Suspect Tony Moy of Houston, Texas, parked his car near the vehicle that the police believed was used in attempted theft at the CIBC Banking Center ATM on December 25. In his defense, Moy said he just happened to stop in the area to check his GPS.
Moy was eventually arrested for possession of marijuana, which is illegal in the state of Illinois. He is now out of jail after posting $3,000 bail on New Year’s Eve, but his car remains in police custody.
While Moy’s Dodge Avenger, a mid-size sports car, was not directly involved in the alleged theft, police argue that it was where they found the burglary tools allegedly used in the crime. Civil asset forfeiture laws allow authorities to seize assets suspected to be used in a crime that is under investigation.
Based on the asset forfeiture complaint filed by Channahon police, they investigated an attempted theft of the ATM machine in West Eames St. along Route 6 and followed the tire markings of a 1996 Ford F240. They eventually found the car parked in the middle of a dirt road trail with no driver in it. After some time, police said Moy pulled over near the access road where the Ford F240 was found. Moy then proceeded to drive south where police later stopped him. Police said Moy’s car smelled of marijuana and that he was unable to present a valid driver’s license. He was arrested and imprisoned on Christmas day while his car was impounded.

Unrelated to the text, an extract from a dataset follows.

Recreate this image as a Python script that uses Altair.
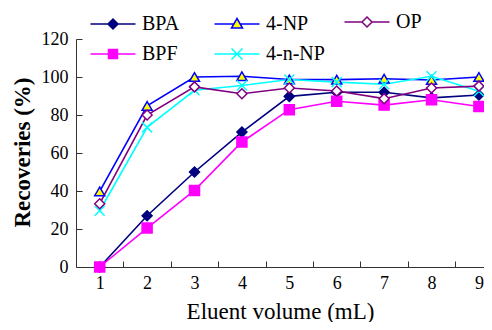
import altair as alt
import pandas as pd

# ---- data ----
volumes = [1, 2, 3, 4, 5, 6, 7, 8, 9]
series_names = ["BPA", "BPF", "4-NP", "4-n-NP", "OP"]
bpa = [0.0, 27.0, 50.0, 71.0, 89.8, 92.0, 92.0, 89.0, 90.5]
bpf = [0.0, 20.5, 40.3, 65.8, 82.8, 87.2, 85.2, 88.0, 84.5]
np4 = [39.8, 84.8, 100.0, 100.4, 98.7, 98.6, 99.1, 98.4, 100.0]
nnp = [29.6, 73.5, 93.0, 95.5, 98.7, 97.3, 96.2, 100.4, 92.5]
op = [33.3, 80.0, 94.8, 91.2, 94.2, 92.6, 88.6, 94.2, 95.2]

y_ticks = [0, 20, 40, 60, 80, 100, 120]
x_ticks = volumes

# ---- styles (same order as series_names) ----
line_colors = ["#000080", "#ff00ff", "#0000ff", "#00ffff", "#800080"]
fill_colors = ["#000080", "#ff00ff", "#ffff00", "#00ffff", "#ffffff"]
marker_shapes = ["diamond", "square", "triangle-up",
                 "M-1,-1L1,1M-1,1L1,-1", "diamond"]
legend_shapes = [
    "M-4.5,0L-1,0M1,0L4.5,0M-1,0L0,-1L1,0L0,1Z",
    "M-4.5,0L-0.9,0M0.9,0L4.5,0M-0.9,-0.9L0.9,-0.9L0.9,0.9L-0.9,0.9Z",
    "M-4.5,0L-0.6,0M0.6,0L4.5,0M0,-1.1L1.1,0.8L-1.1,0.8Z",
    "M-4.5,0L4.5,0M-1.1,-1.1L1.1,1.1M-1.1,1.1L1.1,-1.1",
    "M-4.5,0L-1,0M1,0L4.5,0M-1,0L0,-1L1,0L0,1Z",
]

rows = []
for name, vals in zip(series_names, [bpa, bpf, np4, nnp, op]):
    for v, r in zip(volumes, vals):
        rows.append({"volume": v, "recovery": r, "series": name})
df = pd.DataFrame(rows)

W, H = 408, 228
XMAX = 9.107
half = W / (XMAX - 0.5) / 2
FONT = "Liberation Serif"
AX = "#333333"

x_enc = alt.X(
    "volume:Q",
    scale=alt.Scale(domain=[0.5, XMAX], nice=False, zero=False),
    axis=alt.Axis(values=x_ticks, title="Eluent volume (mL)", ticks=False,
                  tickSize=0, grid=True, gridDash=[6, H - 6],
                  gridDashOffset=6, gridColor=AX,
                  gridWidth=1, tickOffset=half, labelOffset=-half,
                  labelPadding=7, labelFont=FONT, labelFontSize=18,
                  labelColor="black", titleFont=FONT, titleFontSize=23,
                  titleFontWeight="normal", titleColor="black",
                  titleBaseline="alphabetic", titleY=51, domainColor=AX),
)
y_enc = alt.Y(
    "recovery:Q",
    scale=alt.Scale(domain=[0, 120], nice=False),
    axis=alt.Axis(values=y_ticks, title="Recoveries (%)", ticks=False,
                  tickSize=0, grid=True, gridDash=[6, 3000], gridColor=AX,
                  gridWidth=1, labelPadding=8, labelFont=FONT,
                  labelFontSize=18, labelColor="black", titleFont=FONT,
                  titleFontSize=23, titleFontWeight="bold",
                  titleColor="black", titleBaseline="alphabetic",
                  titleX=-47, titleY=113, titleAlign="center",
                  domainColor=AX),
)

base = alt.Chart(df).encode(x=x_enc, y=y_enc)
order = alt.Order("volume:Q")

lines = base.mark_line(strokeWidth=1.6).encode(
    stroke=alt.Stroke("series:N", scale=alt.Scale(domain=series_names, range=line_colors), legend=None),
    detail="series:N",
    order=order,
)

points = base.mark_point(size=100, strokeWidth=1.5, opacity=1).encode(
    shape=alt.Shape("series:N", scale=alt.Scale(domain=series_names, range=marker_shapes), legend=None),
    fill=alt.Fill("series:N", scale=alt.Scale(domain=series_names, range=fill_colors), legend=None),
    stroke=alt.Stroke("series:N", scale=alt.Scale(domain=series_names, range=line_colors), legend=None),
)


def legend_layer(names, lx, ly, cols):
    idx = [series_names.index(n) for n in names]
    leg = alt.Legend(orient="none", legendX=lx, legendY=ly, columns=cols,
                     title=None, symbolSize=100, symbolStrokeWidth=1.5,
                     symbolOpacity=1, labelFont=FONT, labelFontSize=20,
                     labelColor="black", labelOffset=19, columnPadding=31,
                     rowPadding=10, padding=0)
    return base.mark_point(size=100, opacity=0, filled=True).encode(
        shape=alt.Shape("series:N", scale=alt.Scale(domain=names, range=[legend_shapes[i] for i in idx]), legend=leg),
        fill=alt.Fill("series:N", scale=alt.Scale(domain=names, range=[fill_colors[i] for i in idx]), legend=leg),
        stroke=alt.Stroke("series:N", scale=alt.Scale(domain=names, range=[line_colors[i] for i in idx]), legend=leg),
    ).transform_filter(alt.FieldOneOfPredicate(field="series", oneOf=names))


legend_a = legend_layer(series_names[:4], 27, -25, 2)
legend_b = legend_layer(series_names[4:], 281, -27, 1)

chart = alt.layer(lines, points, legend_a, legend_b).resolve_scale(
    shape="independent", fill="independent", stroke="independent"
).properties(
    width=W, height=H,
    autosize=alt.AutoSizeParams(type="none"),
    padding={"left": 68, "top": 31, "right": 0, "bottom": 55},
    background="white",
).configure_view(stroke=None)

chart.save("out.html", embed_options={"renderer": "svg", "actions": False})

Arguing that Moy’s car may have been used to aid in the attempted theft, police said it provided transportation for the burglars and contained burglary tools such as pry bars, a garbage bag where they found a backpack, cell phones, and a pair of gloves.
Under the comprehensive forfeiture laws in the state of Illinois, civil asset properties and funds that are suspected to have aided in a crime or are important in the investigation of a crime may be seized by police authorities. However, civil rights advocates have called out the rampant abuse of civil forfeiture laws and are calling for an immediate review of the law. They point to a number of abuses by police individuals who have used forfeited assets to generate revenue and use the money for themselves.
The government claims that forfeited funds and properties have been very useful in helping protect and serve the Americans as it supports law enforcement to ensure security and safety.
The Attorney’s Office in Will County State filed the civil asset complaint against Moy. The court has set the hearing on March 10th but it is not clear if Moy, who lives in Houston, will be contesting said complaint or if he will be present in court. Often, owners of cars seized by police choose to stay silent and defer to the complaint, thus giving authorities a free hand to sell the car to generate revenue.